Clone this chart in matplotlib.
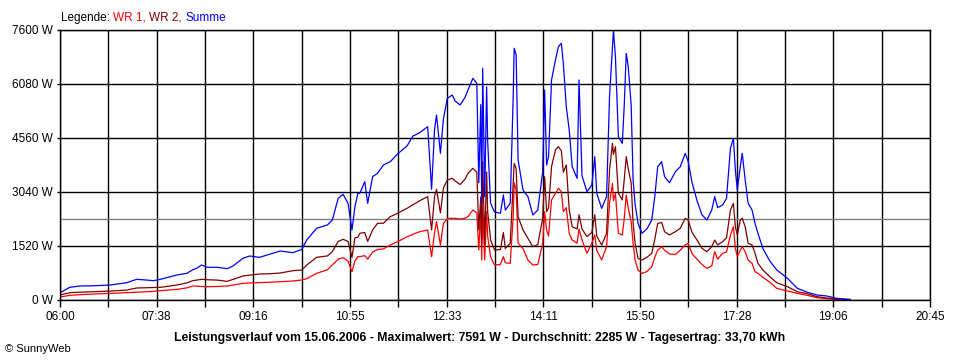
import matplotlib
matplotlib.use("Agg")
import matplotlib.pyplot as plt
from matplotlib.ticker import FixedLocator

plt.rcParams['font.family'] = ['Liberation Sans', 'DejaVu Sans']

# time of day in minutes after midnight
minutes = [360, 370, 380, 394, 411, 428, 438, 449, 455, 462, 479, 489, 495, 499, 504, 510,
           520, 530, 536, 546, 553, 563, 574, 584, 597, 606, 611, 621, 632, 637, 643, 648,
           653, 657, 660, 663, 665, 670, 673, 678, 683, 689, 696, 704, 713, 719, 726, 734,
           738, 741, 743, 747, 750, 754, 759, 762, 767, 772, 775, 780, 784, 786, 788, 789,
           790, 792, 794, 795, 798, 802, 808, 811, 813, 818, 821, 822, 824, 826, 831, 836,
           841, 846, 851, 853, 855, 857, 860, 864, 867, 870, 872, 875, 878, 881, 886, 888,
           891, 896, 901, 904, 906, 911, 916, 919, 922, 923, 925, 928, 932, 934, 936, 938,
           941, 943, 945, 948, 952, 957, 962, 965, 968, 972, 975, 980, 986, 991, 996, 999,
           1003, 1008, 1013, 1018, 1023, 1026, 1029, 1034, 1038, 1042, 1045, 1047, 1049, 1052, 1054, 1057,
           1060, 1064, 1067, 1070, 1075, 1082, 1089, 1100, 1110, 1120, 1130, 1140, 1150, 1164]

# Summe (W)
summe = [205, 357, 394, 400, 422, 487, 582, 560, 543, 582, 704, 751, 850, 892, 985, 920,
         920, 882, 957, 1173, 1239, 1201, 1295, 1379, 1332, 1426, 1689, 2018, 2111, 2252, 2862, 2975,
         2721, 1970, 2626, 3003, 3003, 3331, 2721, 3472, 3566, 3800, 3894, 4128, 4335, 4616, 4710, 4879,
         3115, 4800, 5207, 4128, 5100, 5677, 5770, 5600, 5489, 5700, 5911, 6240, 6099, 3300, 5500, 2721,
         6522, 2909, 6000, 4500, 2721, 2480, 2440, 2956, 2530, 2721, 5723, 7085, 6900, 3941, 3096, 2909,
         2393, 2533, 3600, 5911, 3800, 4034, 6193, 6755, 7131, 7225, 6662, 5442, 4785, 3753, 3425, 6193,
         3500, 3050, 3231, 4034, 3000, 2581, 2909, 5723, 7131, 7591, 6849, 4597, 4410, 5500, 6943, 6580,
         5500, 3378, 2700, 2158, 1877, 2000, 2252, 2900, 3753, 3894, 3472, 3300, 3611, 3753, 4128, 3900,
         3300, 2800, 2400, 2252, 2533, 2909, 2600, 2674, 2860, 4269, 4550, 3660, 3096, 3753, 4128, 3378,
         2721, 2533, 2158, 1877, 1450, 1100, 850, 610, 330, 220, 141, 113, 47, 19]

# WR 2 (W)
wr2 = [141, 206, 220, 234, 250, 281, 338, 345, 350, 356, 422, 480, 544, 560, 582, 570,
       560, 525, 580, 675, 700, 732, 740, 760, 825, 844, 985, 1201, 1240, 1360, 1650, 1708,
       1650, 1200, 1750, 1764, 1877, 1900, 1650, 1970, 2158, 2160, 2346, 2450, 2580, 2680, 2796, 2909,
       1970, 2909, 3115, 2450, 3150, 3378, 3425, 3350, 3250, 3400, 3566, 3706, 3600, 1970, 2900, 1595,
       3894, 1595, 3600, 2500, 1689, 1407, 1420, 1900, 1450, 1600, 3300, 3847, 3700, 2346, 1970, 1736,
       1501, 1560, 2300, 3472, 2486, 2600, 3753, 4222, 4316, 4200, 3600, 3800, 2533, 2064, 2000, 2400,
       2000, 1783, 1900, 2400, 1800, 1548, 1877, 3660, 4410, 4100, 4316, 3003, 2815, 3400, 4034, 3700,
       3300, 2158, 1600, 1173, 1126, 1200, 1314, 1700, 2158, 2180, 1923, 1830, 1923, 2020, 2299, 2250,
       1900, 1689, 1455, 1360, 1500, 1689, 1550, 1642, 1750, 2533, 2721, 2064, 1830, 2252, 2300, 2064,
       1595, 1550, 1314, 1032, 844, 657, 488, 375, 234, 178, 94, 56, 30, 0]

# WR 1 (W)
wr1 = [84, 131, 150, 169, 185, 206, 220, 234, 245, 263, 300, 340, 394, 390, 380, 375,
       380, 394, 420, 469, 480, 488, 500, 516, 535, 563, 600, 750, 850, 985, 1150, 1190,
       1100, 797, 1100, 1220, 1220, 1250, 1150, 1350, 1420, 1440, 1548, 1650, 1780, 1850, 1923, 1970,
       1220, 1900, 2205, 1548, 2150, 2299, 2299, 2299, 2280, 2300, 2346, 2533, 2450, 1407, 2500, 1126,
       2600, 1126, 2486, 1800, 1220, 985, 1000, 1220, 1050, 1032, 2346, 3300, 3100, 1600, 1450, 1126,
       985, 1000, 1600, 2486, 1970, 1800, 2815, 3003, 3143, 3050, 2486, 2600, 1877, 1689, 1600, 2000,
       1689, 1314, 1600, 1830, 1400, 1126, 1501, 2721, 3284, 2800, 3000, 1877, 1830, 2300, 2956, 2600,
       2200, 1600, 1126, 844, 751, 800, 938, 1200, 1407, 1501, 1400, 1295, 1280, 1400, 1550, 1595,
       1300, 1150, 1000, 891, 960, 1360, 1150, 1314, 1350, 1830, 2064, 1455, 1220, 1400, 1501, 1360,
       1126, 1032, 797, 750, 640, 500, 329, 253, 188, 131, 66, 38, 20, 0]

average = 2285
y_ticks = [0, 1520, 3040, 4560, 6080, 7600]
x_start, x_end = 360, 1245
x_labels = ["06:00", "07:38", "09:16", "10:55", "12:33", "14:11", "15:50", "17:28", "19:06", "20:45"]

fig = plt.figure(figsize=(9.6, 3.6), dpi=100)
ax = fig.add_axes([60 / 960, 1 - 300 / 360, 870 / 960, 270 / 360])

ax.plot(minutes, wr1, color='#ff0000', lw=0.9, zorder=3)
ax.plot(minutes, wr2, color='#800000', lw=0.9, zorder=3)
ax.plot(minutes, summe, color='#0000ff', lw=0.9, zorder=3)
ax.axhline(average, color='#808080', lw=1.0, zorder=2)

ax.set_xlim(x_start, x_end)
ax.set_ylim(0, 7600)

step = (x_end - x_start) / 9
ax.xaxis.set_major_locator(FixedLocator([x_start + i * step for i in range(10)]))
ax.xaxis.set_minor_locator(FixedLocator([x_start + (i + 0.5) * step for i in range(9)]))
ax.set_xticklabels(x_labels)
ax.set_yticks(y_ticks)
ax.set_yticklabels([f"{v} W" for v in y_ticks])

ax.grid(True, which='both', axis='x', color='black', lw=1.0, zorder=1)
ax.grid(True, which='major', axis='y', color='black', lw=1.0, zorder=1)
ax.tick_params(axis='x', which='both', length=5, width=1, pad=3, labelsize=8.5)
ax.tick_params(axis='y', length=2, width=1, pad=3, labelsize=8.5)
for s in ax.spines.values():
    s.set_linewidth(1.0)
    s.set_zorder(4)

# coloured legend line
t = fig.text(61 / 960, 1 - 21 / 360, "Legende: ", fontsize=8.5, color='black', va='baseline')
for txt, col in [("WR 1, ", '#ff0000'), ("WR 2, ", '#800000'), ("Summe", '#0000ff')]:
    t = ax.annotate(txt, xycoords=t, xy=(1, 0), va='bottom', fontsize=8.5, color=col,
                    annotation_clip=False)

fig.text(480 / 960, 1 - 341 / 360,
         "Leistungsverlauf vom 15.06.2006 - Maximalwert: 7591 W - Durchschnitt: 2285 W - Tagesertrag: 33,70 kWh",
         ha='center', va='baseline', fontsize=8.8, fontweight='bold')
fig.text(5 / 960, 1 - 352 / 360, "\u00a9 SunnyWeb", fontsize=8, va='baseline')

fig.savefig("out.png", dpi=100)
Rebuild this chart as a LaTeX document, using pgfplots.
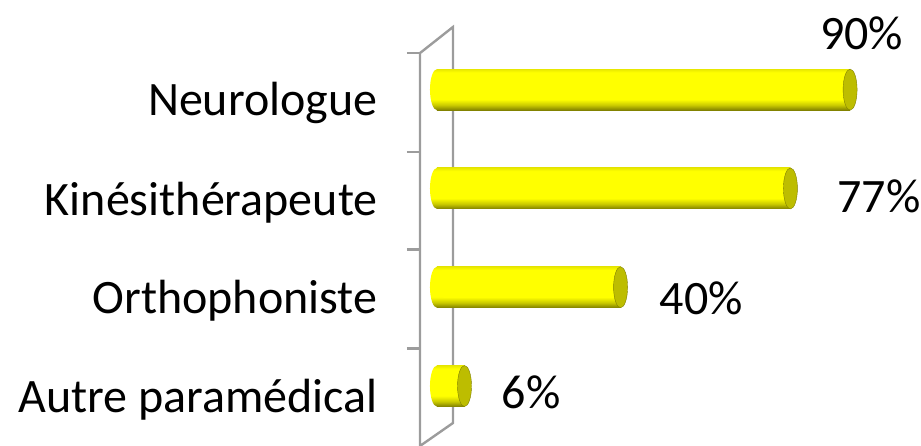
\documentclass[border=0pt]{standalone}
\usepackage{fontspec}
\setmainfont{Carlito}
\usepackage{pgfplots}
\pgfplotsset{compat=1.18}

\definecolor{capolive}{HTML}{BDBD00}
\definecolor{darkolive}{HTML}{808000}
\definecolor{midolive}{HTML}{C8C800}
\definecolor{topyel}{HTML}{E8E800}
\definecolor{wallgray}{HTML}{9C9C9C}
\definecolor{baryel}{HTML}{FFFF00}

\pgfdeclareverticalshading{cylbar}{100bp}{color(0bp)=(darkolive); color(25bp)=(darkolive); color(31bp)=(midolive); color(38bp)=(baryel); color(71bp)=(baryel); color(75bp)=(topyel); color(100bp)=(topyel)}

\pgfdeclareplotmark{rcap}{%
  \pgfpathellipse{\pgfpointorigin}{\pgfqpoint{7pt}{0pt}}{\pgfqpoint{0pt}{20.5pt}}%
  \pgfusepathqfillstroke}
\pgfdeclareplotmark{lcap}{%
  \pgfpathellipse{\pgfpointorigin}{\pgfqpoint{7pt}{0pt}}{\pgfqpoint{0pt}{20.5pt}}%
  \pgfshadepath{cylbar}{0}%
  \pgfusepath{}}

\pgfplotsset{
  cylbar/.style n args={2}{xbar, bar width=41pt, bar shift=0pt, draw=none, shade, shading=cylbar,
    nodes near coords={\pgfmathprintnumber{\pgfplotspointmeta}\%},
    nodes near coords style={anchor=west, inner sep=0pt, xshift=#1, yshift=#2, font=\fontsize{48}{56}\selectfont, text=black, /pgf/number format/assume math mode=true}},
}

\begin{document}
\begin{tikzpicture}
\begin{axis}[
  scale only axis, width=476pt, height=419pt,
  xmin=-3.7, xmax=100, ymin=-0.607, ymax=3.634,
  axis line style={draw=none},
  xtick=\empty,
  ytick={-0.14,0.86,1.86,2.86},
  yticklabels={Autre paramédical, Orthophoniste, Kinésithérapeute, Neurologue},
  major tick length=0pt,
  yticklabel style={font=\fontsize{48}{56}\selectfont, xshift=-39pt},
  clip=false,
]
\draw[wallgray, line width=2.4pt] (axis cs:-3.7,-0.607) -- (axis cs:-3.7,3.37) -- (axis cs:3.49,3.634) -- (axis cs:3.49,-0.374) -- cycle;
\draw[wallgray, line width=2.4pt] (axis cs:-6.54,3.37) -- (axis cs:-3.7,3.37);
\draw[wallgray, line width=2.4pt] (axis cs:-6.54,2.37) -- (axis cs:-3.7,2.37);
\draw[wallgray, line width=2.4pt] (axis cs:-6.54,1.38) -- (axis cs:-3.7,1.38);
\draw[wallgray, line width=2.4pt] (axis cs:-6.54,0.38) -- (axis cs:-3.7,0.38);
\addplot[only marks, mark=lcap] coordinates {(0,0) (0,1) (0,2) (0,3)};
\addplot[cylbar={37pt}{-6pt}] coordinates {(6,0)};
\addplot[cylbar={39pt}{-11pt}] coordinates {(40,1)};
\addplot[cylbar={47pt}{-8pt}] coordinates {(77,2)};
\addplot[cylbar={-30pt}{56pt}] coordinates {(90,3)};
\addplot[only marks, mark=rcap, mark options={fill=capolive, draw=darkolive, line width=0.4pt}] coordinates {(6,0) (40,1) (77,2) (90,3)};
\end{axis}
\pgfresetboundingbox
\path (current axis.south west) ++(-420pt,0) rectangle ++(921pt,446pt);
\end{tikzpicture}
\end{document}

□ □ □ □

__Problem to solve__
Restate word for word every line from the top of the entries above to the line with "plt.rcParams['font.family'] = ['Liberation", inclusive, and skip any pictures.

__Exercise result__
Clone this chart in matplotlib.
import matplotlib
matplotlib.use("Agg")
import matplotlib.pyplot as plt
from matplotlib.ticker import FixedLocator

plt.rcParams['font.family'] = ['Liberation Sans', 'DejaVu Sans']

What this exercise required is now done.